Field doesn't want to blanket all 1.6 million square miles of Arctic sea ice with the beads, though. Instead, her team is using climate models to pinpoint strategic parts of the Arctic where the microspheres could have maximum impact.
One of these areas, she said, is the Fram Strait between Greenland and Svalbard - a hotspot of melting. That region is warming nearly four times faster than the global average.
"This is where ice floes come to die, and the cemetery is filling faster each year," climate physicist Till Wagner told The Guardian earlier this year.
Field thinks that in three years, Ice911's technology could be deployed to curb this floe demise. But she estimates it would cost about $5 billion to scatter the microspheres on a meaningful scale.
"When you look at that cost, it's big," she said. "But the cost of doing nothing is far greater."
For now, she said, Ice911 still needs to conduct more tests and get proper permissions from governments and environmental groups before considering any large-scale deployment.
Shrinking Arctic sea ice
Every September, Arctic sea ice hits its minimum extent. Since the 1980s, that minimum has decreased by about 13% per decade, and the decline is accelerating, as the NASA animation below shows.
In 1979, Arctic sea ice spanned about 2.7 million square miles (7 million square kilometers). By last month, the extent had dropped to 1.7 million square miles (4.3 million square kilometers). According to NASA data, this year has tied 2007 for the second-lowest sea ice extent on record. The worst year was 2012, when the ice shrank to under 1 million square miles (2.6 million square kilometers).
Researchers at the European Space Agency have warned that the current rate of carbon emissions means we could see an ice-free Arctic in just decades.
Field describes polar ice as Earth's "heat shield." The Arctic's oldest, thickest sea ice lifts the heaviest load in terms of reflecting sunlight, but that's what's thawing fastest. About 95% of this bright, multi-year-old sea ice disappeared in 2018.
That's the ice that Ice911 wants to save.
Field says her invention is a climate solution, not geoengineering
Field, who has 55 patents, said she first pinpointed ice reflectivity as the climate "lever" she wanted to pull in 2006, after watching Al Gore's documentary "An Inconvenient Truth." The film explains that the loss of reflectivity in the Arctic had contributed to one-fifth of global temperature rise.
Since that documentary came out, researchers' warnings about the consequences of climate change have gotten much more dire. That has led some scientists and politicians, like Democratic presidential candidate Andrew Yang, to consider geoengineering technologies that could essentially hack our climate.
Geoengineering strategies range from developing facilities that suck carbon dioxide out of the air on the safer end of the spectrum, to deliberately injecting reflective chemicals into the atmosphere to send more sunlight back into space on the more extreme side.
Field and her team referred to Ice911's technology as "localized, reversible geoengineering" in their 2018 paper, but she emphasized that the beads are "different than what has come to be known as geoengineering primarily."
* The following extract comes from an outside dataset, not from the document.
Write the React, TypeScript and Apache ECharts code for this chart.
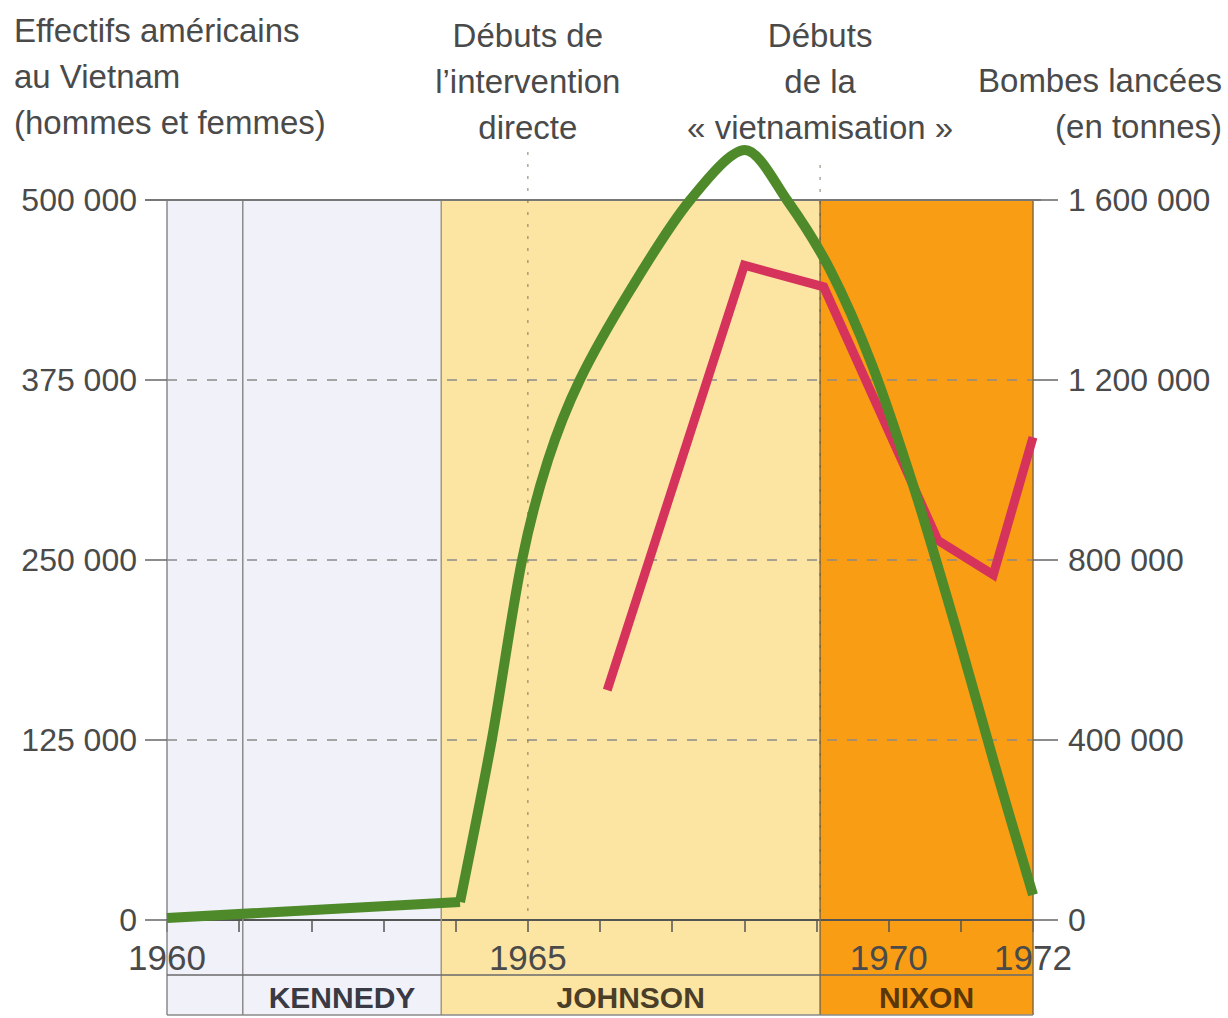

Instead, she said, Ice911's microspheres are "working to rebuild something that was, until recently, already there, not taking the climate on a new path."
Plus, given that the beads are made of material that's "darn close to ubiquitous in the environment," Field added, she sees "a defensible distinction" between her organization's approach and efforts to, say, inject chemicals into the atmosphere.
A 2018 article in Nature noted that geoengineering Arctic and Antarctic glaciers could buy us crucial time to address climate change. But Field was quick to note that Ice911's work should not be seen as a sufficient solution on its own.
"I don't want this to be an excuse for coal mines, I don't want people to say, 'We don't have to change a thing because the engineers will fix it,'" she said.
But given that polar melting is on track to raise seas 3 feet by 2100 and threatens to displace hundreds of millions of people, Field added, the need for Ice911's technology is now "urgent and demonstrable."